By Stephen Barber
The choice of Nuneaton to host the first of the Labour leadership hustings is quite deliberate. This quiet Midlands town unwittingly came to symbolise the strategic failure of Ed Miliband's party when in the early hours of Friday 8th May it became clear that not only had Labour failed to win this marginal seat but the incumbent, Conservative Marcus Jones, actually increased his majority. For the Labour hierarchy, winning 'seats like this' is clearly what they need to do if they are to once again hold national office. But the real question is: why on earth didn't Labour win Nuneaton?
I have a particular view on this because it is a town I know well. I was born and brought up there.
Early media analysis has centred on this word 'aspiration'. It is the idea that Labour failed to appeal to the ambitions of 'ordinary voters'. The argument reflects on how successful Tony Blair had been in 1997 at attracting the sort of supporters who wanted to buy their own home, enjoy foreign holidays or educate their children. It is perhaps a bit less patronising than the definition articulated by leadership contender Mary Creagh that aspiration is "about hope that there will be a little bit of money left over to buy that sofa".

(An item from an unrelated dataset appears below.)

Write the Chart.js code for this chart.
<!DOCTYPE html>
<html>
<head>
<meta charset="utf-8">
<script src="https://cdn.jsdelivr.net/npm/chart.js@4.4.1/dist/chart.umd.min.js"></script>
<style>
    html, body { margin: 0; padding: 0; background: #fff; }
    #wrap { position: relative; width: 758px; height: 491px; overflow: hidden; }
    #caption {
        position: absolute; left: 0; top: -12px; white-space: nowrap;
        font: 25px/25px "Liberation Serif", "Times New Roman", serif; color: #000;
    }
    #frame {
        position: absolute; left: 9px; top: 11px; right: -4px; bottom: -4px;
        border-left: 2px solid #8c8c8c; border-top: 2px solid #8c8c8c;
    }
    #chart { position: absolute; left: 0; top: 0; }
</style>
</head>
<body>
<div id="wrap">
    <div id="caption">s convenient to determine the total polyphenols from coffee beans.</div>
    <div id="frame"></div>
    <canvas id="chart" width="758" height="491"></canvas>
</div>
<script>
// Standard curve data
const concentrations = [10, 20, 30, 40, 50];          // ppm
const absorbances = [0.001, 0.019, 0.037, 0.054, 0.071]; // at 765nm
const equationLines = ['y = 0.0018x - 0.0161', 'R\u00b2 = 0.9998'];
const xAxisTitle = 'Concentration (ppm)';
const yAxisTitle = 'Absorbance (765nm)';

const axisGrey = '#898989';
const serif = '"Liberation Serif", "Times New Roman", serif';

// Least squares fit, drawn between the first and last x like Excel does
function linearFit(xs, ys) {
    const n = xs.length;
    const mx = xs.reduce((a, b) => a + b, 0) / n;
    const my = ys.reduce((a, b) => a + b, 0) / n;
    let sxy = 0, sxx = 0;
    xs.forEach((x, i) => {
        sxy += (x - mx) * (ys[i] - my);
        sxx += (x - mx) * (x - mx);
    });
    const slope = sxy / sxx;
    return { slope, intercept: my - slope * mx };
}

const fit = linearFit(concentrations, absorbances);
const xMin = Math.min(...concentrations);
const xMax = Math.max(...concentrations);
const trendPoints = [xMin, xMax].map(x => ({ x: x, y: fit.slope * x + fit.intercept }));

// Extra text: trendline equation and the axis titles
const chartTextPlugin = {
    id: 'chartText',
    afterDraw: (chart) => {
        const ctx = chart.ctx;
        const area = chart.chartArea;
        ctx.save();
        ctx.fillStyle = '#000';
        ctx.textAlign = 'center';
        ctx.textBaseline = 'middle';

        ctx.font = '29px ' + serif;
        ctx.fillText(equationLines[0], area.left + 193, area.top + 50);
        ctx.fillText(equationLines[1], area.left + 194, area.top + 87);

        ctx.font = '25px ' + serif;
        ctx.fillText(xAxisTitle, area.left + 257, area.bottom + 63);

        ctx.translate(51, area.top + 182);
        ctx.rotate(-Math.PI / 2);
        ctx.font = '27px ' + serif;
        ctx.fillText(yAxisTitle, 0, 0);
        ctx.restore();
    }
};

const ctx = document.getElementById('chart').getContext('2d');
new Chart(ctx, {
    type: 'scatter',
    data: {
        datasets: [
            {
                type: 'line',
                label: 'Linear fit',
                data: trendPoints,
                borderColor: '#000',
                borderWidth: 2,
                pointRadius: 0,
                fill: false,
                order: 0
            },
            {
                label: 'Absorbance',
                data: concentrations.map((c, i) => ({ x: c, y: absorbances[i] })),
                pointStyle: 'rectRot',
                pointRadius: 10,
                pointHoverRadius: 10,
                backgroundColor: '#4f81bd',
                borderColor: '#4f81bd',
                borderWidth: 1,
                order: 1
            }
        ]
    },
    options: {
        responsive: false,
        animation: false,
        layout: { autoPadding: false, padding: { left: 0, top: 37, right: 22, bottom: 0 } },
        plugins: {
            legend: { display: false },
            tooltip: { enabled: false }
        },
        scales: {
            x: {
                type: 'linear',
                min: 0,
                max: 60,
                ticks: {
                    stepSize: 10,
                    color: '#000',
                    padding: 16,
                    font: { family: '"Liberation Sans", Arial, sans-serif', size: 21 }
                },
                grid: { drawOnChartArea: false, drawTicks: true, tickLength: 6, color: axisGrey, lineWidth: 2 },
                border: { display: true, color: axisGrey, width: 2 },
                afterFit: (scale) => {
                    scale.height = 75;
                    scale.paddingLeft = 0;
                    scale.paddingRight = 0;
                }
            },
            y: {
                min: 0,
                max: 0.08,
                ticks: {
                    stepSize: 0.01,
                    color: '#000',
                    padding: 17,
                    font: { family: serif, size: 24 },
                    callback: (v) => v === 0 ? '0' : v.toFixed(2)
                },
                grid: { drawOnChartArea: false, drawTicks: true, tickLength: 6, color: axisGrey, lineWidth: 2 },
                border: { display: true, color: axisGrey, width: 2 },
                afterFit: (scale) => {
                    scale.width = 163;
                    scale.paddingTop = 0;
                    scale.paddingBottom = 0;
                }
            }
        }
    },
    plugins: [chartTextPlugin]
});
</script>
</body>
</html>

Former MP Giles Radice wrote an influential pamphlet, Southern Discomfort, after Labour's failure (and John Major's Conservative's surprise success) at the polls in 1992. He made a similar and powerful case to that being made today; his party needed to modernise because otherwise the demographic which became known as the C2s (skilled manual workers) would vote Tory as they wanted to better themselves - not simply be told what is best for them. But there is perhaps something more fundamental to Labour's failure. It wasn't just that the party did not talk enough about aspiration, but that, being led by a privileged, metropolitan, political elite, it simply doesn't understand this electorate.
Nuneaton is a former mining town. A 2011 survey revealed median earnings were 24% below the national average, at £20,707 a year. House prices have fallen against a national upward trend and the social housing sector stands at around 15%. Children in poverty and fuel poverty measures both stand at around a fifth of the local population. The (pre-credit crunch) 2001 census shows almost 16,000 people employed in elementary occupations, plant and machine operatives, compared to just 4,500 in the professions. Up until 1983, this was considered a safe Labour seat. The party regained it in 1992, holding on to it until 2010 when the Conservatives won with a 2,000 vote majority. The town has not become gentrified or grown relatively wealthier. Labour should be able to take it for granted. But it cannot.

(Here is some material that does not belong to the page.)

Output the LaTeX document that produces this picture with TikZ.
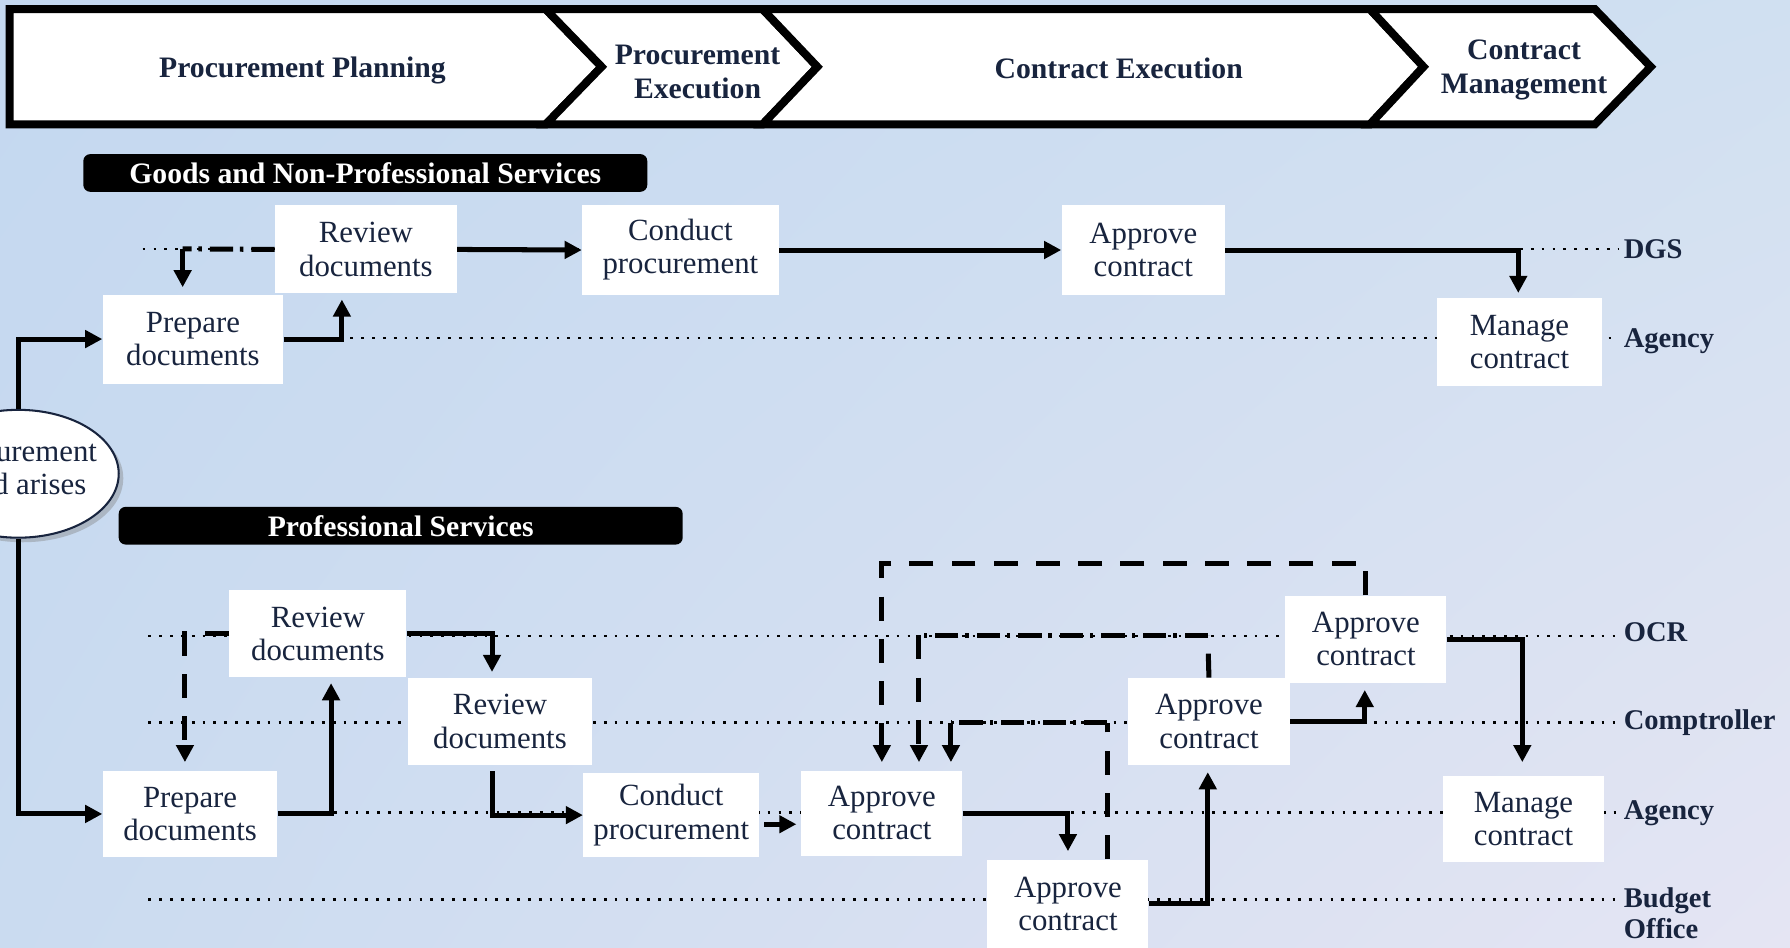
\documentclass[tikz,border=0pt]{standalone}
\usepackage{fontspec}
\setmainfont{Liberation Serif}
\usetikzlibrary{shapes.geometric,arrows.meta,calc,shadows,shadings}
\definecolor{navy}{RGB}{24,36,62}
\definecolor{bgUL}{RGB}{196,216,240}
\definecolor{bgUR}{RGB}{208,224,241}
\definecolor{bgLL}{RGB}{202,219,240}
\definecolor{bgLR}{RGB}{229,229,243}
\newcommand\dgbody{\fontsize{13.5}{14.5}\selectfont}
\newcommand\dglane{\bfseries\fontsize{12.5}{13.5}\selectfont}
\newcommand\dgtag{\bfseries\fontsize{13}{15}\selectfont}
\newcommand\dgphase{\bfseries\fontsize{13}{15}\selectfont}
\begin{document}
\begin{tikzpicture}[x=0.5pt,y=-0.5pt,
  box/.style={fill=white, text=navy, align=center, inner sep=0pt, font=\dgbody},
  flow/.style={line width=2.2pt, line join=miter, -{Triangle[length=7.5pt,width=7.5pt]}},
  dashedl/.style={line width=2.2pt, dash pattern=on 10.5pt off 8pt},
  dashdot/.style={line width=2.2pt, dash pattern=on 10.2pt off 3.5pt on 1.5pt off 3pt},
  lane/.style={line width=1.2pt, dash pattern=on 1.2pt off 3.55pt},
  lanelbl/.style={anchor=west, text=navy, font=\dglane, inner sep=0pt},
  tag/.style={fill=black, rounded corners=3pt, text=white, font=\dgtag, inner sep=0pt},
  phase/.style={line width=3.5pt, fill=white, line join=miter},
  phasetxt/.style={text=navy, font=\dgphase, align=center, inner sep=0pt}]
\clip (0,0) rectangle (1568,830.4);
\shade[upper left=bgUL, upper right=bgUR, lower left=bgLL, lower right=bgLR] (0,0) rectangle (1568,830.4);

% phase banner
\draw[phase] (8.5,8) -- (478,8) -- (527,58.5) -- (478,109) -- (8.5,109) -- cycle;
\draw[phase] (478,8) -- (668,8) -- (716,58.5) -- (668,109) -- (478,109) -- (527,58.5) -- cycle;
\draw[phase] (668,8) -- (1200,8) -- (1247,58.5) -- (1200,109) -- (668,109) -- (716,58.5) -- cycle;
\draw[phase] (1200,8) -- (1397,8) -- (1446,58.5) -- (1397,109) -- (1200,109) -- (1247,58.5) -- cycle;
\node[phasetxt] (ph1) at (265,62) {Procurement Planning};
\node[phasetxt] (ph2) at (611,63) {Procurement\\Execution};
\node[phasetxt] (ph3) at (980,60) {Contract Execution};
\node[phasetxt] (ph4) at (1335,61) {Contract\\Management};

% section tags
\node[tag, minimum width=247pt, minimum height=16.5pt] (tagG) at (320,151.5) {Goods and Non-Professional Services};
\node[tag, minimum width=247pt, minimum height=16.5pt] (tagP) at (351,460.5) {Professional Services};

% lane labels and lanes
\node[lanelbl] (lDGS) at (1422,218) {DGS};
\node[lanelbl] (lAg1) at (1422,299) {Agency};
\node[lanelbl] (lOCR) at (1422,554) {OCR};
\node[lanelbl] (lCom) at (1422,633) {Comptroller};
\node[lanelbl] (lAg2) at (1422,712) {Agency};
\node[lanelbl, align=left] (lBud) at (1422,800) {Budget\\Office};
\draw[lane] (125,218) -- (1418,218);
\draw[lane] (250,296) -- (1418,296);
\draw[lane] (130,557) -- (1418,557);
\draw[lane] (130,633) -- (1418,633);
\draw[lane] (245,712) -- (1418,712);
\draw[lane] (130,788) -- (1418,788);

% start ellipse
\node[ellipse, draw=navy, line width=0.9pt, fill=white, minimum width=88pt, minimum height=56pt,
  drop shadow={opacity=0.4, shadow xshift=2pt, shadow yshift=-2pt},
  inner sep=0pt] (ell) at (16,415) {};
\node[text=navy, font=\dgbody, align=center, inner sep=0pt] (ellT) at (16,410) {Procurement\\need arises};

% goods boxes
\node[box, minimum width=79.5pt, minimum height=38.5pt] (gRev) at (320.5,218.5) {Review\\documents};
\node[box, minimum width=86pt, minimum height=39pt] (gCon) at (596,219) {Conduct\\procurement};
\node[box, minimum width=71.5pt, minimum height=39pt] (gApp) at (1001.5,219) {Approve\\contract};
\node[box, minimum width=79pt, minimum height=39pt] (gPrep) at (169,297) {Prepare\\documents};
\node[box, minimum width=72pt, minimum height=38.5pt] (gMan) at (1331,299.5) {Manage\\contract};

% professional boxes
\node[box, minimum width=77.5pt, minimum height=38pt] (pRev1) at (278.5,555) {Review\\documents};
\node[box, minimum width=81pt, minimum height=38pt] (pRev2) at (438,632) {Review\\documents};
\node[box, minimum width=76.5pt, minimum height=38pt] (pPrep) at (166.5,713) {Prepare\\documents};
\node[box, minimum width=77pt, minimum height=37pt] (pCon) at (588,714) {Conduct\\procurement};
\node[box, minimum width=70.5pt, minimum height=37.5pt] (pApp1) at (772.5,712.5) {Approve\\contract};
\node[box, minimum width=70.5pt, minimum height=38.5pt] (pApp2) at (935.5,791.5) {Approve\\contract};
\node[box, minimum width=71pt, minimum height=38pt] (pApp3) at (1059,632) {Approve\\contract};
\node[box, minimum width=70.5pt, minimum height=38pt] (pApp4) at (1196.5,560) {Approve\\contract};
\node[box, minimum width=70.5pt, minimum height=37.5pt] (pMan) at (1334.5,717.5) {Manage\\contract};

% goods connectors
\draw[flow] (ell.north) |- (gPrep.west);
\draw[flow] (gPrep.east) -| ($(gRev.south)+(-21,5)$);
\draw[flow] (gRev.east) -- (gCon.west);
\draw[flow] (gCon.east) -- (gApp.west);
\draw[flow] (gApp.east) -| ($(gMan.north)+(-1,-4)$);
\coordinate (gk) at (160,218);
\draw[dashdot] (gRev.west) -- (gk);
\draw[flow] (gk) -- ($(gk |- gPrep.north)+(0,-6)$);

% professional connectors
\draw[flow] (ell.south) |- (pPrep.west);
\draw[flow] (pPrep.east) -| ($(pRev1.south)+(11.5,5)$);
\draw[flow] (pRev1.east) -| ($(pRev2.north)+(-7,-5)$);
\draw[flow] ($(pRev2.south)+(-7,5)$) |- (pCon.west);
\coordinate (c5) at ($(pCon.east)+(4,8)$);
\draw[flow] (c5) -- ($(c5 -| pApp1.west)+(-4,0)$);
\draw[flow] (pApp1.east) -| ($(pApp2.north)+(0,-7)$);
\draw[flow] (pApp2.east) -| ($(pApp3.south)+(-1,6)$);
\draw[flow] (pApp3.east) -| ($(pApp4.south)+(-1,6)$);
\draw[flow] (pApp4.east) -| ($(pMan.north)+(-1,-12)$);

% dashed returns
\coordinate (pk1) at (162,555);
\draw[dashedl, -{Triangle[length=7.5pt,width=7.5pt]}] (pRev1.west) -- (pk1) -- ($(pk1 |- pPrep.north)+(0,-7)$);
\draw[dashedl, -{Triangle[length=7.5pt,width=7.5pt]}] (pApp4.north) -- ++(0,-28) -| ($(pApp1.north)+(0,-7)$);
\coordinate (k1) at ($(pApp3.north)+(-1,-37)$);
\coordinate (k2) at ($(k1 -| pApp1.north)+(32.5,0)$);
\draw[dashedl] (pApp3.north) -- (k1);
\draw[dashdot] (k1) -- (k2);
\draw[dashedl, -{Triangle[length=7.5pt,width=7.5pt]}] (k2) -- ($(k2 |- pApp1.north)+(0,-7)$);
\coordinate (k3) at ($(pApp2.north)+(34.5,0)$);
\coordinate (k4) at (970,633);
\coordinate (k5) at (833,633);
\draw[dashedl] (k3) -- (k4);
\draw[dashdot] (k4) -- (k5);
\draw[flow] (k5) -- ($(k5 |- pApp1.north)+(0,-7)$);
\end{tikzpicture}
\end{document}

Policies drafted in Labour's high command were calculated to appeal to voters in places like Nuneaton. Miliband articulated many of the themes during the campaign when he claimed he was fighting for all the people of Britain left behind by the cruelty of austerity. The script is well rehearsed: bedroom tax, food banks, zero hours contracts, fuel poverty... And it was a campaigning Labour government which would fight for the downtrodden; uniquely qualified to provide the sort of lives it knew they needed.

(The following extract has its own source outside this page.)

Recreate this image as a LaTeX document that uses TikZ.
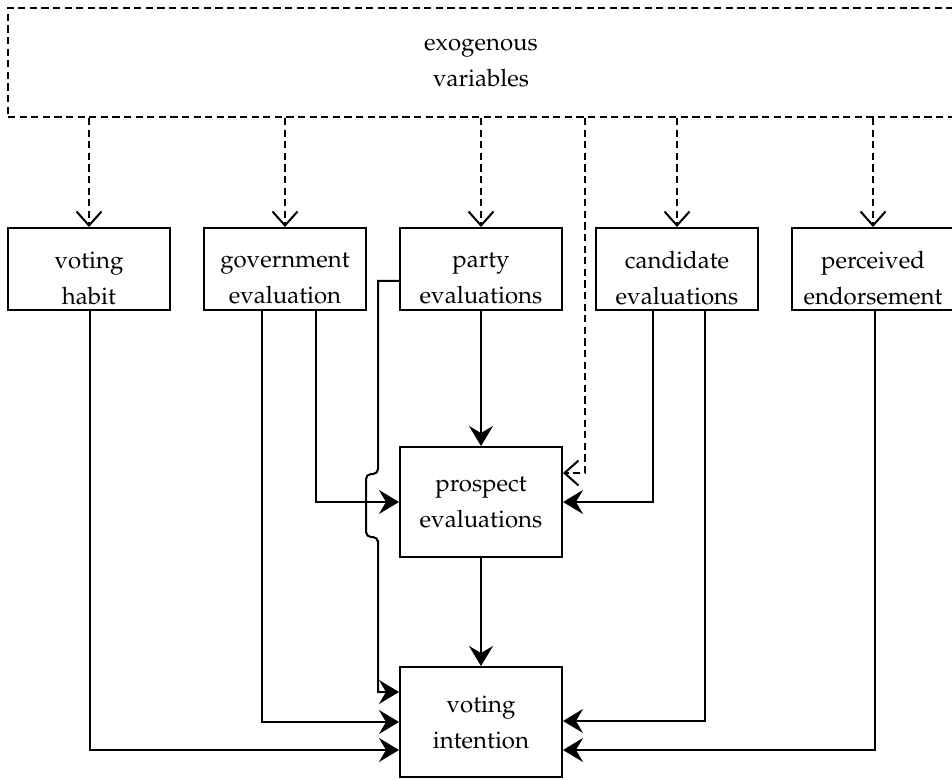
\documentclass[tikz,border=0pt]{standalone}
\usepackage[T1]{fontenc}
\usepackage{mathpazo}
\usetikzlibrary{arrows.meta,calc}

\tikzset{
  box/.style={draw, line width=1pt, minimum width=81pt, minimum height=41pt,
    inner sep=0pt, align=center, font=\fontsize{12}{18}\selectfont},
  bigbox/.style={box, minimum height=55pt},
  boxtext/.style={inner sep=0pt, align=center, font=\fontsize{12}{18}\selectfont},
  exobox/.style={box, dash pattern=on 3.6pt off 2.2pt, minimum width=473pt, minimum height=54.5pt},
  link/.style={line width=1pt, -{Stealth[length=10pt,width=12pt,inset=3.5pt]}},
  exolink/.style={line width=1pt, dash pattern=on 3.6pt off 2.2pt,
    -{Straight Barb[length=7pt,width=12.5pt]}}
}

\begin{document}
\begin{tikzpicture}[x=0.5pt, y=-0.5pt]
  \useasboundingbox (0,0) rectangle (952,780);
  \clip (0,0) rectangle (952,780);

  % exogenous block
  \node[exobox] (exo) at (481,62.5) {exogenous\\variables};

  % the five first-stage variables (labels sit a little low in their boxes)
  \node[box] (habit) at (89,269)  {};
  \node[box] (gov)   at (285,269) {};
  \node[box] (party) at (481,269) {};
  \node[box] (cand)  at (677,269) {};
  \node[box] (endo)  at (873,269) {};
  \node[boxtext] (habitT) at ($(habit)+(0,9)$) {voting\\habit};
  \node[boxtext] (govT)   at ($(gov)+(0,9)$)   {government\\evaluation};
  \node[boxtext] (partyT) at ($(party)+(0,9)$) {party\\evaluations};
  \node[boxtext] (candT)  at ($(cand)+(0,9)$)  {candidate\\evaluations};
  \node[boxtext] (endoT)  at ($(endo)+(0,9)$)  {perceived\\endorsement};

  % mediator and outcome
  \node[bigbox] (prosp) at (481,502) {prospect\\evaluations};
  \node[bigbox] (vote)  at (481,722) {voting\\intention};

  % exogenous influences
  \foreach \n in {habit,gov,party,cand,endo}
    \draw[exolink] (exo.south -| \n.north) -- (\n.north);
  \coordinate (exoturn) at (585,473);
  \draw[exolink] (exo.south -| exoturn) -- (exoturn) -- (exoturn -| prosp.east);

  % helper coordinates for the vertical runs
  \coordinate (govA)  at (316,0);
  \coordinate (govB)  at (262,0);
  \coordinate (candA) at (653,0);
  \coordinate (candB) at (705,0);
  \coordinate (habX)  at (90,0);
  \coordinate (endX)  at (875,0);
  \coordinate (hopX)  at (378,0);
  \coordinate (voteHi) at ($(vote.west)+(0,-30)$);
  \coordinate (voteLo) at ($(vote.west)+(0,28)$);
  \coordinate (voteHiE) at ($(vote.east)+(0,-1)$);
  \coordinate (voteLoE) at ($(vote.east)+(0,28)$);

  % paths into prospect evaluations
  \draw[link] (party) -- (prosp);
  \draw[link] (gov.south -| govA) |- (prosp.west);
  \draw[link] (cand.south -| candA) |- (prosp.east);

  % paths into voting intention
  \draw[link] (prosp) -- (vote);
  \draw[link] (gov.south -| govB) |- (vote.west);
  \draw[link] (habit.south -| habX) |- (voteLo);
  \draw[link] (cand.south -| candB) |- (voteHiE);
  \draw[link] (endo.south -| endX) |- (voteLoE);

  % party evaluations -> voting intention, hopping over the government line
  \coordinate (pstart) at (400,281);
  \draw[link] (pstart) -- (378,281) -- (378,468)
    [rounded corners=2.5pt] -- (378,474) -- (366,474) -- (366,537) -- (378,537) -- (378,545)
    [sharp corners] -- (hopX |- voteHi) -- (voteHi);
\end{tikzpicture}
\end{document}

Only there was a problem. Many of the sort of people in Nuneaton that Labour needed to turn out and vote for them simply did not recognise the picture being painted by Miliband as being one portraying themselves. And why should they? They did not consider themselves deprived or dispossessed. On the contrary, they live comfortable lives, many own their own home, go on holiday, enjoy supportive family and neighbourly relationships and consequently did not identify with the ambitions of a Labour party which thought it was speaking for them.
Labour's failure as judged by the inability to win Nuneaton cannot just be dismissed as overlooking the need to talk about aspiration. It was a failure to understand the very people for whom it claimed to be speaking.
If I have one tip for the party's aspiring leaders as they gather for next month's hustings, it is this: hang around in Nuneaton long enough to talk to the people who actually live there.
Dr Stephen Barber is reader in Public Policy at London South Bank University.